• Hopefully BBC social affairs editor Alison Holt’s triumph at last week’s RTS TV journalism awards (best specialist reporter) will prompt IMDb to update its entry for her, which currently informs the curious that she is an “actress known for BBC One O’Clock News, BBC Six O’Clock News”, and singles out her remarkable performance as “Herself” in Panorama’s Baby P: The Whole Truth?. More intriguingly still, the screen world’s online bible claims she appeared in the 2011 movie Pageant vs Playmate, in which “two types of knockout women use their beauty, brains, and bodies to compete for the ultimate prize as they jet cross-country to America’s hottest cities”. At the very least, scholars consulting IMDb need to know which type of knockout women the character Holt played belonged to.
• As for another RTS winner, Look North’s Harry Gration - more Yorkshire than Geoffrey Boycott, Dickie Bird and the eponymous pudding - he’s been fronting the nightly show from Leeds almost since television was invented. Unfortunate, therefore, that the inscription on his trophy read: “Regional Presenter of the Year. Harry Gration MBE. BBC Look East.”

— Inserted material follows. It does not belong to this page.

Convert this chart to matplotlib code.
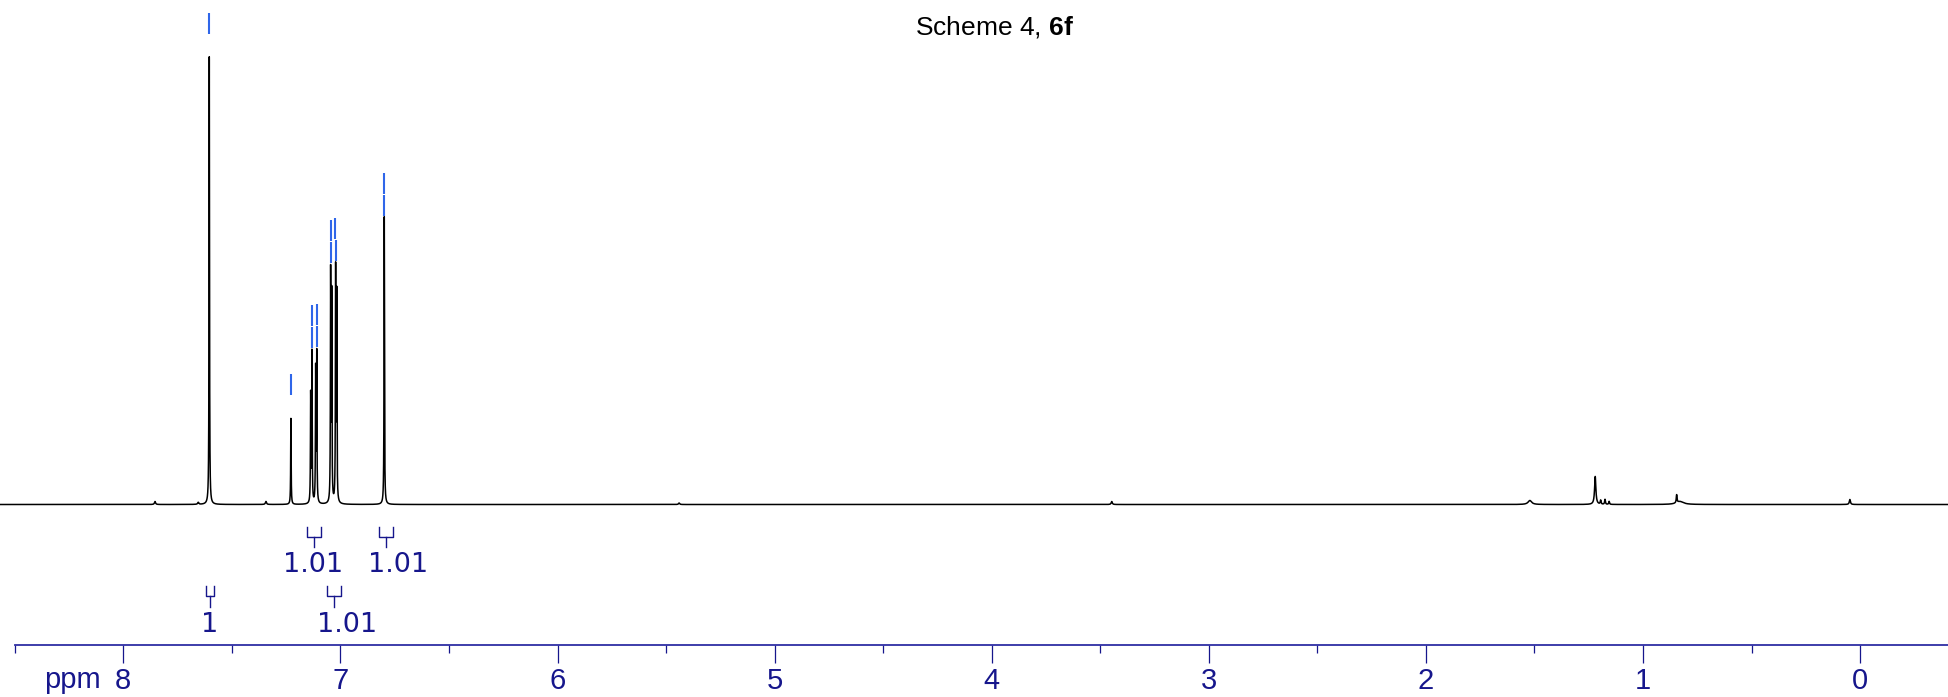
import numpy as np
import matplotlib
matplotlib.use("Agg")
import matplotlib.pyplot as plt
from matplotlib.ticker import MultipleLocator, FixedFormatter, FixedLocator

plt.rcParams['mathtext.fontset'] = 'custom'
plt.rcParams['mathtext.rm'] = 'Liberation Sans'
plt.rcParams['mathtext.bf'] = 'Liberation Sans:bold'

# peaks: position (ppm), height (intensity), half width (ppm)
peak_ppm = [7.854, 7.655, 7.604, 7.343, 7.228, 7.137, 7.131, 7.114, 7.109,
            7.045, 7.040, 7.022, 7.017, 6.798, 5.44, 3.447, 1.521, 1.220,
            1.195, 1.175, 1.156, 0.845, 0.830, 0.047]
peak_height = [3, 2, 448, 3, 86, 108, 150, 132, 148,
               228, 205, 230, 205, 288, 1.5, 3, 4, 28,
               4, 5, 3, 8, 3, 5]
peak_width = [0.003, 0.003, 0.0012, 0.003, 0.0012, 0.0012, 0.0012, 0.0012, 0.0012,
              0.0012, 0.0012, 0.0012, 0.0012, 0.0012, 0.003, 0.003, 0.01, 0.0035,
              0.002, 0.002, 0.002, 0.002, 0.02, 0.003]

# picked peaks (blue marks)
picked_ppm = [7.604, 7.228, 7.132, 7.130, 7.110, 7.108, 7.045, 7.043,
              7.023, 7.021, 6.799, 6.797]

# integrals: region (ppm), value, row
int_left = [7.155, 6.822, 7.619, 7.062]
int_right = [7.091, 6.758, 7.582, 6.998]
int_value = ["1.01", "1.01", "1", "1.01"]
int_row = [0, 0, 1, 1]
int_label_ppm = [7.126, 6.735, 7.601, 6.970]

major_ticks = [8, 7, 6, 5, 4, 3, 2, 1, 0]
major_labels = ["8", "7", "6", "5", "4", "3", "2", "1", "0"]

navy = "#16168c"
blue = "#2f66e9"

# build the line from the peak list
ppm = np.linspace(8.6, -0.45, 60000)
spec = np.zeros_like(ppm)
for p, h, g in zip(peak_ppm, peak_height, peak_width):
    spec += h * g**2 / ((ppm - p)**2 + g**2)

fig = plt.figure(figsize=(19.48, 6.97), dpi=100)
ax = fig.add_axes([0, 0, 1, 1])
ax.plot(ppm, spec, color="black", lw=1.1)
ax.set_xlim(8.568, -0.405)
ax.set_ylim(-192.5, 504.5)

# peak pick marks, stacked when two picks sit on the same line
groups = []
for p in picked_ppm:
    if groups and abs(groups[-1][-1] - p) < 0.003:
        groups[-1].append(p)
    else:
        groups.append([p])
for grp in groups:
    centre = np.mean(grp)
    near = (ppm < centre + 0.003) & (ppm > centre - 0.003)
    top = spec[near].max()
    for k, p in enumerate(grp):
        slot = 1 if k == 0 else 0
        y0 = top + 1 + 22 * slot
        ax.plot([p, p], [y0, y0 + 21], color=blue, lw=1.5, solid_capstyle="butt")

# integral brackets
row_y = [(-22.5, -32.5, -42.5, -67.2), (-81, -91, -102.5, -127.2)]
for l, r, v, row, lp in zip(int_left, int_right, int_value, int_row, int_label_ppm):
    top, mid, bot, base = row_y[row]
    c = (l + r) / 2
    ax.plot([l, l, r, r], [top, mid, mid, top], color=navy, lw=1.0)
    ax.plot([c, c], [mid, bot], color=navy, lw=1.0)
    ax.text(lp, base, v, color=navy, fontsize=19.5, family="DejaVu Sans",
            ha="center", va="baseline")

# ppm scale
for s in ["top", "left", "right"]:
    ax.spines[s].set_visible(False)
ax.spines["bottom"].set_position(("data", -140))
ax.spines["bottom"].set_bounds(8.5, -0.405)
ax.spines["bottom"].set_color("#2e2ea4")
ax.spines["bottom"].set_linewidth(1.3)
ax.set_yticks([])
ax.xaxis.set_major_locator(FixedLocator(major_ticks))
ax.xaxis.set_major_formatter(FixedFormatter(major_labels))
ax.xaxis.set_minor_locator(MultipleLocator(0.5))
ax.tick_params(axis="x", which="major", direction="out", length=13, width=0.9,
               color=navy, labelcolor=navy, labelsize=21, pad=3)
ax.tick_params(axis="x", which="minor", direction="out", length=5.4, width=0.9,
               color=navy)
for lab in ax.get_xticklabels():
    lab.set_family("Liberation Sans")
ax.text(8.103, -183.5, "ppm", color=navy, fontsize=21, family="Liberation Sans",
        ha="right", va="baseline")

ax.text(3.985, 470.2, r"Scheme 4, $\mathbf{6f}$", fontsize=19, family="Liberation Sans",
        ha="center", va="baseline")

fig.savefig("out.png", dpi=100)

• Ill-feeling about the BBC’s coverage of the police raid on a property owned by Cliff Richard (after which other broadcasters blamed the Beeb for bagging a “pool” helicopter for its own use) resulted in an outbreak of booing when it was named as one of the nominees in the RTS Scoop of the Year category. Fortunately, Jonathan Munro - who as the BBC’s head of newsgathering was responsible for the coverage and subsequently defended it publicly - didn’t have to endure either the distressing experience of being heckled by his peers or the report’s defeat (it lost out to a BBC Northern Ireland scoop): he was away on holiday.
• Given the continuing drive towards greater representation and recognition of women in TV news, the RTS awards were a surprisingly blokeish affair in which many of the programme prizes went to all-male or male-dominated teams, and men took all but one of the gongs for individuals: camera operator (Reuters’ Andriy Perun), network presenter (ITV’s Mark Austin), regional presenter ( Gration), TV journalist (C4 News’ Matt Frei), young talent (APTN’s Mstyslav Chernov), lifetime achievement (ITV’s Lawrence McGinty) and judges’ award (Peter Greste, Mohamed Fahmy and Baher Mohamed). Only BBC social affairs correspondent Alison Holt, chosen as best specialist journalist, broke up the march of the penguin suits.
• What news, as the dust clears after Peter Oborne’s Telegraph bombshell, of US import Jason Seiken, who still bears the title there of “editor in chief” although he has reportedly been kicked upstairs or sideways? Seiken has played no public part in either defending the paper’s record or acknowledging mistakes, but before Oborne’s attack he did tweet a tribute on 13 February to the New York Times media pundit David Carr (who “feared nobody, pulled no punches. He was a statue of honor, even heroism”) that with hindsight could be seen as ironic. Hard to tell if these are words the digital visionary would also apply to Oborne, as the only thing he’s felt impelled to share with his Twitter followers since then is a basketball clip.
• With her byline in giant letters, a contented-looking Janice Turner adorned the Times’s front page on 14 February, rejoicing in having found “at last, a man who knows what women want”. Reacting against “literary snoots” who have dismissed EL James’s novel Fifty Shades of Grey and the just-released film adaptation, Turner’s column inside the paper predicted instead that after seeing the movie women will “return moistened to the marital bed”; and that’s because its hero Christian Grey is focused on the heroine’s needs, whether in telling her “in practically every scene how she stiffens his ardour” or in being “attentive, tender, almost paternal” (“he butters her toast, mends her PC”). Sentimental Times readers could have been forgiven for seeing the piece as a touching Valentine’s day tribute (if an elegantly indirect one) to the sharer of Turner’s own marital bed - an apparent paragon who happens to be Monkey’s old friend Ben Preston, the man who cracks the whip at the Radio Times.
• Monkey’s tweet of the week: “The most British moment of my life”, tweeted @Lettybird, “Baking whilst listening to Woman’s Hour discuss spanking” - a reference to a Fifty Shades-related item in which stand-in presenter Emma Barnett, moonlighting from the Telegraph’s Wonder Women, interviewed the dominatrix Mistress Absolute.